Based in Durham, NC, DeShaun Gordon-King (AKA D.G.K. The Flutist) is quickly gaining notoriety as a performer. Known for his soulful tone, mesmerizing phrasing, and arresting stage presence DeShaun has given performances in Europe, Asia, and throughout the United States. He began his formal flute training at Duke University where he served as principal flute in multiple ensembles including the Duke University Wind Symphony and Duke Chamber Players. Following his graduation from Duke University, DeShaun moved to New York University where he earned his master degree and certificate in flute performance. While at NYU, he developed a love for chamber, contemporary, and improvisatory electroacoustic music. An avid educator as well as performer, DeShaun served as an adjunct flute instructor at NYU and maintains his own private studio. His primary teachers include Rebecca Troxler, Keith Underwood, and Dr. Tadeu Coelho.
Catherine Keen Hock
Dr. Catherine Keen Hock exemplifies the innovative spirit of the contemporary classical musician. Living in Greensboro, North Carolina, Cat (as she is called by her friends) performs and teaches throughout the southeastern United States. Cat is a dedicated supporter of new music, especially chamber music, and is a founding member of the award-winning reed ensemble Quintet Sirocco, formed in 2010 by fellow graduate students at UNC Greensboro in an effort to continue advancing this exciting new genre of chamber music. Cat is a member of the Piedmont Wind Symphony, the bass clarinetist for the Fayetteville Symphony and Salisbury Symphony Orchestra, plays clarinet/bass clarinet with WireTap New Music Ensemble (Durham, NC), and serves on the woodwind faculty at the Music Academy of North Carolina. Cat also enjoys sharing her love of music history as program essayist for the Eastern Music Festival. Cat completed a Doctor of Musical Arts degree (DMA) in clarinet performance at the University of North Carolina at Greensboro in 2012 where she was a graduate teaching assistant for the clarinet studio and jazz studies program. Her degree includes a cognate in jazz studies, and she also completed a Post-Baccalaureate Certificate in Historical Musicology during her doctoral studies. Cat's dissertation, "The Pivotal Role of Messiaen's Quartet for the End of Time in the Establishment of the Clarinet-Piano Quartet Genre" reflects her passion for contemporary chamber music and examines the historical and socio-economic factors that have contributed to its current prominence within the classical music culture. She studied clarinet with Kelly Burke, Anthony Taylor, Edwin Riley, Eileen Young and Michael Waddell.
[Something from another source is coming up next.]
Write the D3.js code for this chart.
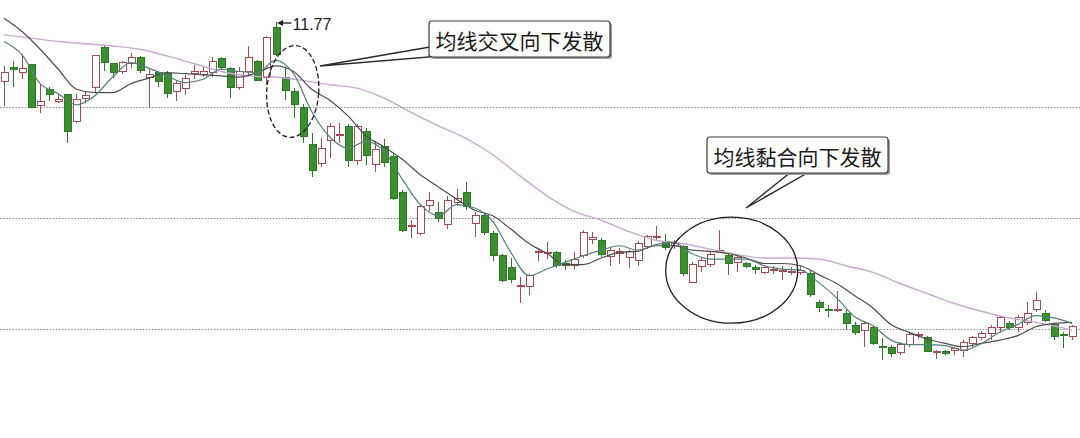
<!DOCTYPE html>
<html>
<head>
<meta charset="utf-8">
<script src="https://cdn.jsdelivr.net/npm/d3@7"></script>
<style>
  html, body { margin: 0; padding: 0; background: #fff; }
  svg { display: block; }
</style>
</head>
<body>
<svg id="chart" width="1080" height="438"></svg>
<script>
// daily bars, one entry per trading day (119 days)
var opens = [
  11.23, 11.36, 11.31, 11.38, 11.01, 11.16, 11.05, 11.11, 10.87, 11.08,
  11.18, 11.54, 11.39, 11.32, 11.39, 11.45, 11.27, 11.31, 11.30, 11.14,
  11.17, 11.30, 11.29, 11.31, 11.44, 11.35, 11.18, 11.32, 11.41, 11.27,
  11.72, 11.27, 11.14, 11.00, 10.66, 10.49, 10.70, 10.74, 10.82, 10.52,
  10.78, 10.48, 10.64, 10.55, 10.23, 9.92, 9.86, 10.11, 10.05, 9.94,
  10.14, 10.23, 9.95, 10.02, 9.86, 9.66, 9.55, 9.38, 9.38, 9.69,
  9.68, 9.69, 9.59, 9.57, 9.66, 9.81, 9.80, 9.65, 9.68, 9.64,
  9.62, 9.74, 9.82, 9.79, 9.75, 9.74, 9.42, 9.56, 9.58, 9.70,
  9.66, 9.60, 9.59, 9.55, 9.51, 9.53, 9.52, 9.51, 9.51, 9.50,
  9.24, 9.18, 9.17, 9.14, 9.03, 8.99, 9.01, 8.84, 8.83, 8.79,
  8.86, 8.94, 8.92, 8.80, 8.80, 8.81, 8.81, 8.87, 8.92, 8.96,
  9.01, 9.05, 9.01, 9.06, 9.18, 9.14, 9.04, 8.95, 8.93
];
var highs = [
  11.37, 11.41, 11.48, 11.39, 11.21, 11.18, 11.12, 11.12, 11.12, 11.14,
  11.47, 11.55, 11.40, 11.41, 11.49, 11.46, 11.34, 11.32, 11.32, 11.24,
  11.29, 11.38, 11.36, 11.45, 11.45, 11.36, 11.36, 11.55, 11.42, 11.64,
  11.77, 11.36, 11.17, 11.03, 10.77, 10.72, 10.86, 10.86, 10.85, 10.85,
  10.81, 10.69, 10.71, 10.59, 10.25, 9.98, 10.13, 10.23, 10.14, 10.20,
  10.26, 10.32, 10.05, 10.05, 9.88, 9.68, 9.64, 9.47, 9.50, 9.73,
  9.78, 9.70, 9.62, 9.69, 9.89, 9.87, 9.82, 9.74, 9.73, 9.71,
  9.79, 9.85, 9.93, 9.86, 9.80, 9.76, 9.60, 9.65, 9.69, 9.89,
  9.68, 9.66, 9.60, 9.58, 9.57, 9.57, 9.57, 9.56, 9.57, 9.52,
  9.26, 9.22, 9.34, 9.17, 9.06, 9.06, 9.03, 8.92, 8.86, 8.88,
  8.97, 8.97, 8.94, 8.81, 8.81, 8.84, 8.90, 8.94, 8.98, 9.04,
  9.12, 9.07, 9.13, 9.24, 9.33, 9.17, 9.05, 8.97, 9.04
];
var lows = [
  11.01, 11.18, 11.25, 10.99, 10.95, 11.05, 11.04, 10.68, 10.86, 11.04,
  11.13, 11.32, 11.26, 11.30, 11.35, 11.31, 10.99, 11.18, 11.08, 11.05,
  11.11, 11.25, 11.27, 11.27, 11.33, 11.08, 11.15, 11.28, 11.23, 11.20,
  11.46, 11.06, 10.90, 10.68, 10.37, 10.46, 10.54, 10.68, 10.46, 10.48,
  10.48, 10.41, 10.46, 10.16, 9.87, 9.82, 9.85, 10.06, 9.96, 9.90,
  10.11, 10.07, 9.83, 9.85, 9.61, 9.42, 9.41, 9.23, 9.31, 9.61,
  9.63, 9.55, 9.53, 9.54, 9.64, 9.77, 9.65, 9.57, 9.59, 9.55,
  9.57, 9.72, 9.79, 9.71, 9.72, 9.48, 9.41, 9.51, 9.56, 9.69,
  9.49, 9.51, 9.55, 9.50, 9.50, 9.50, 9.44, 9.49, 9.49, 9.29,
  9.15, 9.11, 9.15, 8.99, 8.95, 8.84, 8.86, 8.72, 8.75, 8.77,
  8.84, 8.91, 8.79, 8.73, 8.77, 8.77, 8.75, 8.84, 8.90, 8.90,
  8.97, 8.99, 8.97, 9.04, 9.15, 9.06, 8.90, 8.83, 8.90
];
var closes = [
  11.31, 11.34, 11.35, 11.00, 11.05, 11.11, 11.07, 10.78, 11.07, 11.10,
  11.46, 11.40, 11.31, 11.40, 11.45, 11.33, 11.29, 11.23, 11.12, 11.21,
  11.26, 11.32, 11.32, 11.41, 11.36, 11.18, 11.32, 11.45, 11.24, 11.63,
  11.47, 11.15, 11.02, 10.73, 10.43, 10.63, 10.82, 10.75, 10.52, 10.82,
  10.56, 10.62, 10.50, 10.18, 9.89, 9.93, 10.10, 10.16, 10.00, 10.16,
  10.18, 10.10, 10.02, 9.87, 9.66, 9.44, 9.45, 9.39, 9.48, 9.70,
  9.69, 9.57, 9.57, 9.63, 9.87, 9.82, 9.67, 9.71, 9.70, 9.70,
  9.77, 9.83, 9.83, 9.73, 9.77, 9.50, 9.58, 9.62, 9.67, 9.71,
  9.59, 9.64, 9.56, 9.54, 9.55, 9.54, 9.53, 9.52, 9.53, 9.31,
  9.19, 9.17, 9.18, 9.05, 8.97, 9.05, 8.87, 8.83, 8.78, 8.86,
  8.95, 8.95, 8.80, 8.80, 8.78, 8.82, 8.88, 8.92, 8.96, 9.01,
  9.10, 9.01, 9.10, 9.14, 9.26, 9.08, 8.93, 8.94, 9.02
];

// moving averages (short and mid lines every 2nd day, long line every 3rd day)
var maDays = d3.range(0, 119, 2);
var ma5 = [
  11.59, 11.47, 11.21, 11.12, 11.02, 11.10, 11.27, 11.40, 11.35, 11.28,
  11.22, 11.25, 11.34, 11.32, 11.31, 11.42, 11.30, 10.96, 10.73, 10.63,
  10.69, 10.60, 10.35, 10.12, 10.02, 10.12, 10.09, 9.97, 9.69, 9.48,
  9.54, 9.60, 9.66, 9.71, 9.75, 9.71, 9.76, 9.78, 9.68, 9.63,
  9.63, 9.63, 9.57, 9.54, 9.53, 9.42, 9.28, 9.11, 9.03, 8.90,
  8.86, 8.86, 8.85, 8.81, 8.87, 8.97, 9.04, 9.12, 9.10, 9.05
];
var ma10 = [
  11.80, 11.68, 11.52, 11.34, 11.16, 11.13, 11.13, 11.21, 11.26, 11.31,
  11.30, 11.29, 11.28, 11.27, 11.31, 11.37, 11.32, 11.16, 11.06, 10.92,
  10.74, 10.64, 10.53, 10.39, 10.28, 10.17, 10.07, 10.02, 9.90, 9.77,
  9.68, 9.58, 9.58, 9.64, 9.69, 9.70, 9.75, 9.75, 9.71, 9.70,
  9.68, 9.64, 9.59, 9.59, 9.57, 9.49, 9.41, 9.30, 9.19, 9.04,
  8.97, 8.91, 8.87, 8.84, 8.87, 8.90, 8.94, 9.02, 9.05, 9.06
];
var ma30Days = d3.range(0, 118, 3).concat([118]);
var ma30 = [
  11.65, 11.62, 11.59, 11.57, 11.55, 11.52, 11.46, 11.39, 11.32, 11.28,
  11.27, 11.24, 11.20, 11.17, 11.08, 10.95, 10.83, 10.72, 10.57, 10.38,
  10.20, 10.06, 9.98, 9.88, 9.80, 9.77, 9.72, 9.67, 9.64, 9.64,
  9.63, 9.57, 9.51, 9.41, 9.32, 9.23, 9.16, 9.10, 9.06, 9.01, 8.99
];

var gridPrices = [9, 10, 11];
var labelTexts = ["均线交叉向下发散", "均线黏合向下发散"];

var svg = d3.select("#chart");
var W = 1080, H = 438;

var x = d3.scaleLinear().domain([0, opens.length - 1]).range([4, 1072]);
var y = d3.scaleLinear().domain([9, 11]).range([329, 107]);

var upColor = "#a44a55", downFill = "#3c8f30", downStroke = "#2d7a24";

// dotted price lines
svg.append("g").selectAll("line")
  .data(gridPrices)
  .enter().append("line")
  .attr("x1", 0).attr("x2", W)
  .attr("y1", function (d) { return Math.round(y(d)) + 0.5; })
  .attr("y2", function (d) { return Math.round(y(d)) + 0.5; })
  .attr("stroke", "#8c8c8c")
  .attr("stroke-width", 1)
  .attr("stroke-dasharray", "1.5,1.6");

// candles
var bars = d3.range(opens.length).map(function (i) {
  return { i: i, o: opens[i], h: highs[i], l: lows[i], c: closes[i], up: closes[i] >= opens[i] };
});

var gBars = svg.append("g").attr("shape-rendering", "crispEdges");
var bar = gBars.selectAll("g").data(bars).enter().append("g");

bar.append("line")
  .attr("x1", function (d) { return Math.round(x(d.i)) + 0.5; })
  .attr("x2", function (d) { return Math.round(x(d.i)) + 0.5; })
  .attr("y1", function (d) { return y(d.h); })
  .attr("y2", function (d) { return y(d.l); })
  .attr("stroke", function (d) { return d.up ? upColor : downStroke; })
  .attr("stroke-width", 1.2);

bar.append("rect")
  .attr("x", function (d) { return Math.round(x(d.i)) - 3; })
  .attr("width", 7)
  .attr("y", function (d) { return y(Math.max(d.o, d.c)); })
  .attr("height", function (d) { return Math.max(1, Math.abs(y(d.o) - y(d.c))); })
  .attr("fill", function (d) { return d.up ? "#fff" : downFill; })
  .attr("stroke", function (d) { return d.up ? upColor : downStroke; })
  .attr("stroke-width", 1);

// moving average lines
var line = d3.line()
  .x(function (d) { return x(d[0]); })
  .y(function (d) { return y(d[1]); })
  .curve(d3.curveMonotoneX);

function pairs(days, vals) { return days.map(function (d, k) { return [d, vals[k]]; }); }

svg.append("path").datum(pairs(ma30Days, ma30))
  .attr("d", line).attr("fill", "none")
  .attr("stroke", "#c9a8d2").attr("stroke-width", 1.4);
svg.append("path").datum(pairs(maDays, ma10))
  .attr("d", line).attr("fill", "none")
  .attr("stroke", "#4d4d4d").attr("stroke-width", 1.2);
svg.append("path").datum(pairs(maDays, ma5))
  .attr("d", line).attr("fill", "none")
  .attr("stroke", "#4f8379").attr("stroke-width", 1.2);

// highest price marker
var peak = d3.maxIndex(highs);
var px = x(peak), py = y(highs[peak]);
svg.append("path")
  .attr("d", "M" + (px + 1.5) + "," + (py + 1.5) + "l6,-3l0,6z")
  .attr("fill", "#222");
svg.append("line")
  .attr("x1", px + 6).attr("x2", px + 16)
  .attr("y1", py + 1.5).attr("y2", py + 1.5)
  .attr("stroke", "#222").attr("stroke-width", 1.3);
svg.append("text")
  .attr("x", px + 17).attr("y", py + 8.5)
  .attr("font-family", "Liberation Sans, Arial, sans-serif")
  .attr("font-size", 16)
  .attr("fill", "#222")
  .text(d3.format(".2f")(highs[peak]));

// ellipses round the two turning zones
svg.append("ellipse")
  .attr("transform", "translate(" + x(31.9) + "," + y(11.14) + ") rotate(4)")
  .attr("rx", 26).attr("ry", 46)
  .attr("fill", "none").attr("stroke", "#1e1e1e")
  .attr("stroke-width", 1.3).attr("stroke-dasharray", "5,2.5");
svg.append("ellipse")
  .attr("cx", x(80.4)).attr("cy", y(9.53))
  .attr("rx", 66).attr("ry", 53)
  .attr("fill", "none").attr("stroke", "#1e1e1e")
  .attr("stroke-width", 1.3);

// callouts: box + wedge pointing at the ellipse
var callouts = [
  { text: labelTexts[0], bx: 429, by: 21, bw: 181, bh: 36, tip: [320, 66], b1: [430, 47], b2: [441, 56] },
  { text: labelTexts[1], bx: 707, by: 137, bw: 181, bh: 36, tip: [746, 208], b1: [791, 172], b2: [809, 172] }
];

var gCall = svg.append("g").selectAll("g").data(callouts).enter().append("g");

gCall.append("path")
  .attr("d", function (d) { return "M" + d.b1 + "L" + d.tip + "L" + d.b2 + "Z"; })
  .attr("fill", "#fff").attr("stroke", "#2a2a2a").attr("stroke-width", 1.4)
  .attr("stroke-linejoin", "miter");

gCall.append("rect")
  .attr("x", function (d) { return d.bx + 2; }).attr("y", function (d) { return d.by + 2; })
  .attr("width", function (d) { return d.bw; }).attr("height", function (d) { return d.bh; })
  .attr("rx", 3).attr("fill", "#9a9a9a");

gCall.append("rect")
  .attr("x", function (d) { return d.bx; }).attr("y", function (d) { return d.by; })
  .attr("width", function (d) { return d.bw; }).attr("height", function (d) { return d.bh; })
  .attr("rx", 3).attr("fill", "#fff")
  .attr("stroke", "#3a3a3a").attr("stroke-width", 1.2);

gCall.append("text")
  .attr("x", function (d) { return d.bx + d.bw / 2; })
  .attr("y", function (d) { return d.by + d.bh / 2 + 1; })
  .attr("text-anchor", "middle")
  .attr("dominant-baseline", "central")
  .attr("font-family", "Noto Sans CJK SC, sans-serif")
  .attr("font-size", 21)
  .attr("fill", "#1a1a1a")
  .text(function (d) { return d.text; });
</script>
</body>
</html>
In recent years, Cat has discovered a love of North Carolina's state tree, the long leaf pine, after planting several acres of seedlings with her younger brother on their family farm in Four Oaks. When she isn't back home on the farm, Cat enjoys attending sporting events, exploring the tastes of North Carolina's craft breweries with her husband Noah (a professional violist), and experiencing a view of the world through the eyes of her brilliantly curious daughter, Clara.